Working papers


FDI and Domestic Technology Upgrading Evidence from Vietnam’s WTO Accession (JMP) (Slide)

Abstract: This paper studies how foreign direct investment (FDI) inflows affect domestic firm performance. Using commune-level geocoded data on Vietnamese firms and 100% foreign-owned multinational enterprises (MNEs), I construct localized measures of FDI exposure and estimate causal effects in a difference-in-differences framework that exploits Vietnam’s 2007 WTO accession. I find that greater exposure to nearby potential MNE demand raises domestic firm productivity by 9.3%, with gains concentrated among initially more productive firms, which are also disproportionately more likely to upgrade technology in response.

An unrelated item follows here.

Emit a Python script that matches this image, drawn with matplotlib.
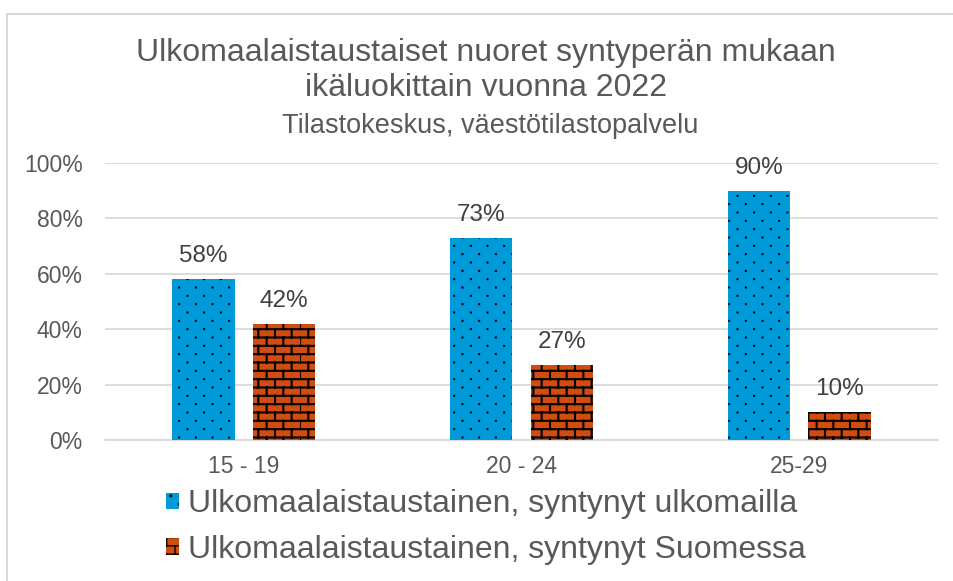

To interpret these heterogeneous effects, I develop a model featuring firm heterogeneity and fixed costs of supplying MNEs and adopting technology under monopolistic competition, where MNE local sourcing acts as a demand shock for domestic firms. Counterfactual simulations highlight the importance of targeted policies that more deeply embed domestic firms into MNE value chains: conditional on a 10% increase in MNE demand, reducing MNE–local supplier frictions by 10% amplifies FDI spillovers fivefold, while relaxing spatial frictions—expanding the effective reach of MNE demand from 16.5 km to 100 km—raises spillovers by roughly threefold.


Uneven Gains from FDI: Firm-Level Evidence from Vietnam, with Yeongwoong Do  (Article Link)

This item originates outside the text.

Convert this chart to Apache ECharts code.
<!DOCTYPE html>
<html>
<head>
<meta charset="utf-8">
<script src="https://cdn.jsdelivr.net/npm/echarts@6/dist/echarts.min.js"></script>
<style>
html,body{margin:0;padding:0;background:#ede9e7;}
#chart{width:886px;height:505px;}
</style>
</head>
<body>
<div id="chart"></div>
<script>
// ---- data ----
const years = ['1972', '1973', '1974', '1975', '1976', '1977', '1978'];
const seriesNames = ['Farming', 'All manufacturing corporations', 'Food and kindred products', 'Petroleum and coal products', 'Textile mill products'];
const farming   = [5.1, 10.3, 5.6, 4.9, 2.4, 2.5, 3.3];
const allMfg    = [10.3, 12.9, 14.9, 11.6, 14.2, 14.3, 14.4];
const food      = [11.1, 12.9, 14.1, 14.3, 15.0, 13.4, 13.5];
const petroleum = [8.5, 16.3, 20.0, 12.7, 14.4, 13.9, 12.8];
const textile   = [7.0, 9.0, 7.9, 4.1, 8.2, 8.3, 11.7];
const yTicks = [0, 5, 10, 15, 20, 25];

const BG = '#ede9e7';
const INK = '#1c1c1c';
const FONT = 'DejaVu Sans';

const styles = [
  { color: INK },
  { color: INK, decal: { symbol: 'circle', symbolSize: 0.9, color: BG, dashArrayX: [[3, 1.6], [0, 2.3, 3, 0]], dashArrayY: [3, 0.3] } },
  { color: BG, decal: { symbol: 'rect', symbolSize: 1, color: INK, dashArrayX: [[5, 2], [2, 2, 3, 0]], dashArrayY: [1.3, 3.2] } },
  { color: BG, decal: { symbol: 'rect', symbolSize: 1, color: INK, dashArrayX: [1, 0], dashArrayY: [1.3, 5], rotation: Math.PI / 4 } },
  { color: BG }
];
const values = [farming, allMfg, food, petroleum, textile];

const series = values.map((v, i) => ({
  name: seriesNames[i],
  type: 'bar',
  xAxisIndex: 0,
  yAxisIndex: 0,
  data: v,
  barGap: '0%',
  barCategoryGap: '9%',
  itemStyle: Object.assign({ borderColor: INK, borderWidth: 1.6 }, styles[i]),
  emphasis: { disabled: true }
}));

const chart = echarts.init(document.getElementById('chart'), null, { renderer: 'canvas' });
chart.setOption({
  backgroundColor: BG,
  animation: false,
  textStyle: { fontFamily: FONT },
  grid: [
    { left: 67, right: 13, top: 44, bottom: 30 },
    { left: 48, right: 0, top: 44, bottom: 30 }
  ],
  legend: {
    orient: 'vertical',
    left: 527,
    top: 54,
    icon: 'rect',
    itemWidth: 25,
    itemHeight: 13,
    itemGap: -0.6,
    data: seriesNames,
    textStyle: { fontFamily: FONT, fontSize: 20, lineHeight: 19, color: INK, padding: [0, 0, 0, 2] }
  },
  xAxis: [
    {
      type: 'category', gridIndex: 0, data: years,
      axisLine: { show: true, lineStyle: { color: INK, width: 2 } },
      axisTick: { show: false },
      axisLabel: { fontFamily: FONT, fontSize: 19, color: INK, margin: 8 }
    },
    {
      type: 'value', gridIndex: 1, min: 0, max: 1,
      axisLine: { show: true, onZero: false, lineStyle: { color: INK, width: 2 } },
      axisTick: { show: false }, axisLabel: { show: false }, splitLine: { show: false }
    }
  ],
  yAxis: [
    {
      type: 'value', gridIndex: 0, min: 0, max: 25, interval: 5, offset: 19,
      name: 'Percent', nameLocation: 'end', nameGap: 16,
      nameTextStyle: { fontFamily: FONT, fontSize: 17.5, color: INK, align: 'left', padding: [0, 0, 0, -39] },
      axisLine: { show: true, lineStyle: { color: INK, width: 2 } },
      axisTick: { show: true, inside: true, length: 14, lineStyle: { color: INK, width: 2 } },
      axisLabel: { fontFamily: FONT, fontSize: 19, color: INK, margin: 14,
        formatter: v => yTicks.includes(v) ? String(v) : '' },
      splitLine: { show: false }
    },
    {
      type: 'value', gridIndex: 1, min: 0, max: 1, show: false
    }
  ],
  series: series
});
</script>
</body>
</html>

Abstract: This paper examines whether the productivity-enhancing effects of FDI are broadly diffused in the host economy or instead reinforce polarization. While prior research has largely documented positive effects of FDI using macro-level data, we employ firm- and project-level evidence from Vietnam to show that these gains are concentrated among top-tier firms. Average productivity rises, but the distributional effects are uneven: leading firms benefit while lagging firms fall further behind, widening the productivity gap. These findings highlight the heterogeneous impact of FDI and suggest that macro-level analyses may obscure important distributional dynamics.


Agglomeration Effects of Anchor Firms: Evidence from Samsung’s Investment in Vietnam (Article Link)

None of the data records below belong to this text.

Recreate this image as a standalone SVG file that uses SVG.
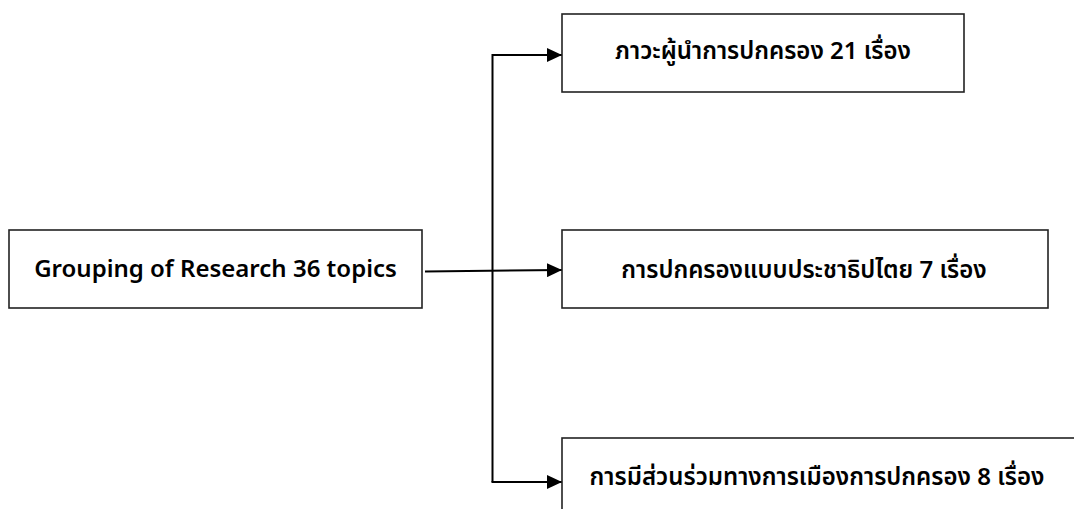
<svg xmlns="http://www.w3.org/2000/svg" width="1074" height="509" viewBox="0 0 1074 509">
<style>
.box{fill:#fff;stroke:#222;stroke-width:1.6}
.lbl{font-family:"Noto Sans","Noto Sans Thai","DejaVu Sans",sans-serif;font-size:24px;font-weight:600;fill:#000;text-anchor:middle}
.con{fill:none;stroke:#000;stroke-width:2}
</style>
<defs>
<marker id="ah" viewBox="0 0 15 14" refX="15" refY="7" markerWidth="15" markerHeight="14" markerUnits="userSpaceOnUse" orient="auto">
<path d="M0,0 L15,7 L0,14 Z" fill="#000"/>
</marker>
</defs>
<rect width="1074" height="509" fill="#fff"/>
<g id="connectors">
<path class="con" d="M425,271.5 L562,270" marker-end="url(#ah)"/>
<path class="con" d="M492.5,482 L492.5,55 L562,55" marker-end="url(#ah)"/>
<path class="con" d="M492.5,481 L492.5,482 L562,482" marker-end="url(#ah)"/>
</g>
<g id="node-root">
<rect class="box" x="9" y="230" width="413" height="78"/>
<text class="lbl" x="215.5" y="277">Grouping of Research 36 topics</text>
</g>
<g id="node-leadership">
<rect class="box" x="562" y="14" width="402" height="78"/>
<text class="lbl" x="763" y="59">ภาวะผู้นำการปกครอง 21 เรื่อง</text>
</g>
<g id="node-democracy">
<rect class="box" x="562" y="230" width="486" height="78"/>
<text class="lbl" x="804" y="278">การปกครองแบบประชาธิปไตย 7 เรื่อง</text>
</g>
<g id="node-participation">
<rect class="box" x="562" y="438" width="520" height="80"/>
<text class="lbl" x="817" y="485">การมีส่วนร่วมทางการเมืองการปกครอง 8 เรื่อง</text>
</g>
</svg>
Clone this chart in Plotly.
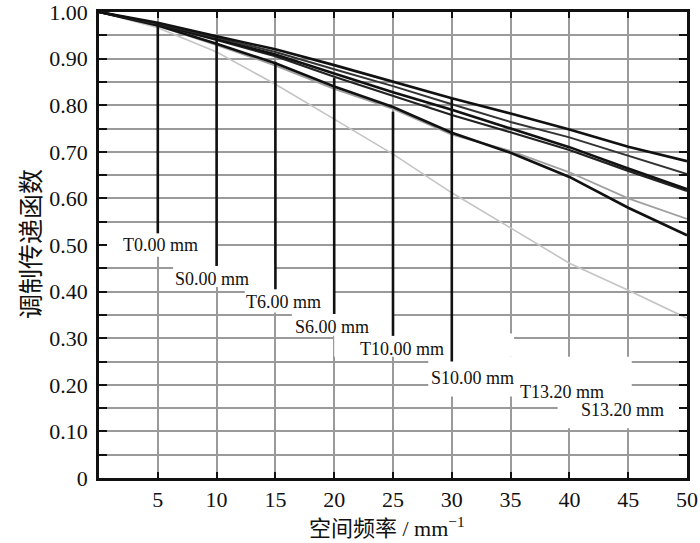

Abstract: This paper examines how Samsung’s major investments reshaped Vietnam’s industrial landscape and affected the productivity of incumbent manufacturing firms. Samsung established two large plants—Yen Phong (Bac Ninh, 2008) and Pho Yen (Thai Nguyen, 2013)—each worth 7–9 billion USD, transforming these areas into national investment hubs. Using firm-level panel data (2004–2018) and the Synthetic Control Method, the study quantifies Total Factor Productivity (TFP) spillovers to local firms. The donor pool includes comparable counties across Samsung’s host provinces and a middle province matched on geographic and socioeconomic traits. Results reveal contrasting spillovers: Samsung’s Pho Yen plant boosted incumbent firms’ productivity, while the Yen Phong plant had adverse effects—likely due to weaker industrial linkages among local firms.